The Orioles had a lot of contenders for this spot, but I’ve picked on them enough. Luckily, there are plenty of other bad teams ready to pick up the slack. Case in point: the Tigers, seen here screwing the White Sox out of an out thanks to a ballboy who couldn’t decide how to get out of the way and eventually figured “Why bother?”
Come for the White Sox coach throwing his arms up in disbelief as he argues for a replay review of that would-be interference, stay for the slo-mo shot of the ballboy getting smacked in the face by Jon Jay’s glove. Incompetence all around!
This Week In … Old Baseball Cards!
Each week, I’ll pluck a random baseball card out of a pile of 1980s, 90s and 2000s cards I have at my desk, then write a quick little take on the player in question. This week’s entry: Greg Mathews, starting pitcher, St. Louis Cardinals (Donruss 1988).

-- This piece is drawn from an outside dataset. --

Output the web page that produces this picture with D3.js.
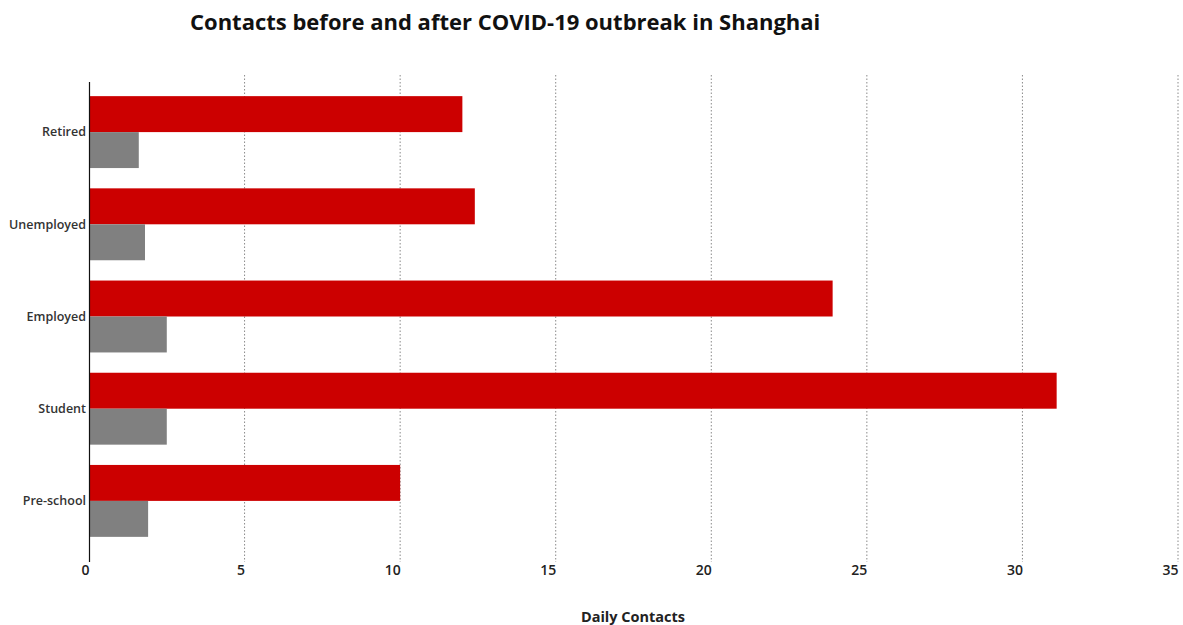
<!DOCTYPE html>
<html>
<head>
<meta charset="utf-8">
<script src="https://cdn.jsdelivr.net/npm/d3@7"></script>
<style>
    body { margin: 0; background: #fff; }
    svg { display: block; }
</style>
</head>
<body>
<svg width="1183" height="625"></svg>
<script>
var Categories = ["Retired", "Unemployed", "Employed", "Student", "Pre-school"];
var BeforeValues = [12.0, 12.4, 23.9, 31.1, 10.0];
var AfterValues = [1.6, 1.8, 2.5, 2.5, 1.9];
var TickValues = [0, 5, 10, 15, 20, 25, 30, 35];

var Font = "'Open Sans', 'DejaVu Sans', sans-serif";

function LoadScene() {
    var svg = d3.select("svg");

    var xScale = d3.scaleLinear().domain([0, 35]).range([89, 1178]);
    var yScale = d3.scaleBand().domain(Categories).range([86, 547])
                   .paddingInner(0.22).paddingOuter(0.11);
    var half = yScale.bandwidth() / 2;

    // Dotted grid lines
    svg.append("g").selectAll("line").data(TickValues.slice(1)).enter()
       .append("line")
       .attr("x1", function(d) { return xScale(d); })
       .attr("x2", function(d) { return xScale(d); })
       .attr("y1", 75)
       .attr("y2", 562)
       .attr("stroke", "#8a8a8a")
       .attr("stroke-width", 1)
       .attr("stroke-dasharray", "1.5,2");

    // Before bars (red)
    svg.append("g").selectAll("rect").data(Categories).enter()
       .append("rect")
       .attr("x", xScale(0))
       .attr("y", function(d) { return yScale(d); })
       .attr("width", function(d, i) { return xScale(BeforeValues[i]) - xScale(0); })
       .attr("height", half)
       .attr("fill", "#cc0000");

    // After bars (gray)
    svg.append("g").selectAll("rect").data(Categories).enter()
       .append("rect")
       .attr("x", xScale(0))
       .attr("y", function(d) { return yScale(d) + half; })
       .attr("width", function(d, i) { return xScale(AfterValues[i]) - xScale(0); })
       .attr("height", half)
       .attr("fill", "#808080");

    // Y axis line
    svg.append("line")
       .attr("x1", xScale(0) + 0.5).attr("x2", xScale(0) + 0.5)
       .attr("y1", 82).attr("y2", 562)
       .attr("stroke", "#111").attr("stroke-width", 1.2);

    // Category labels
    svg.append("g").selectAll("text").data(Categories).enter()
       .append("text")
       .attr("x", xScale(0) - 3)
       .attr("y", function(d) { return yScale(d) + half; })
       .attr("dy", "0.35em")
       .attr("text-anchor", "end")
       .style("font-family", Font)
       .style("font-size", "12.5px")
       .style("font-weight", 600)
       .style("fill", "#333")
       .text(function(d) { return d; });

    // X axis (labels only, right-aligned to their tick)
    var xAxis = svg.append("g")
       .attr("transform", "translate(0,562)")
       .call(d3.axisBottom(xScale).tickValues(TickValues).tickSize(0).tickPadding(3));
    xAxis.select(".domain").remove();
    xAxis.selectAll("text")
       .attr("text-anchor", "end")
       .style("font-family", Font)
       .style("font-size", "14px")
       .style("font-weight", 600)
       .style("fill", "#222");

    // Axis title
    svg.append("text")
       .attr("x", 633)
       .attr("y", 622)
       .attr("text-anchor", "middle")
       .style("font-family", Font)
       .style("font-size", "14.5px")
       .style("font-weight", 700)
       .style("fill", "#222")
       .text("Daily Contacts");

    // Chart title
    svg.append("text")
       .attr("x", 190)
       .attr("y", 30)
       .style("font-family", Font)
       .style("font-size", "22px")
       .style("font-weight", 700)
       .style("fill", "#111")
       .text("Contacts before and after COVID-19 outbreak in Shanghai");
}

LoadScene();
</script>
</body>
</html>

I’ve never met Greg Mathews, and before plucking his card out of my pile, I’d never heard of him. His major league career was a blip: five seasons and 514 innings. He was brilliant for St. Louis in 1987 (and apparently a bit of a space case) and started both Game 1 of that year’s NLCS and Game 4 of the World Series, but he struggled in ’88 and disappeared not long after.
But while Mathews left little mark, I feel like I know him intimately, because he and I share the same curse: a last name that’s an oddly spelled variant of a far more common one. I didn’t even notice the missing T in “Mathews” until my initial Google search didn’t turn him up. Similarly, I can only imagine how many people in his life have tossed that extra letter in there, assuming he’s a “Matthews” because, well, why on earth isn’t he?
Greg Mathews, if you’re reading this, know that you’re not alone. I stand with you, brother, in your fight against misspellings. Let’s start a club.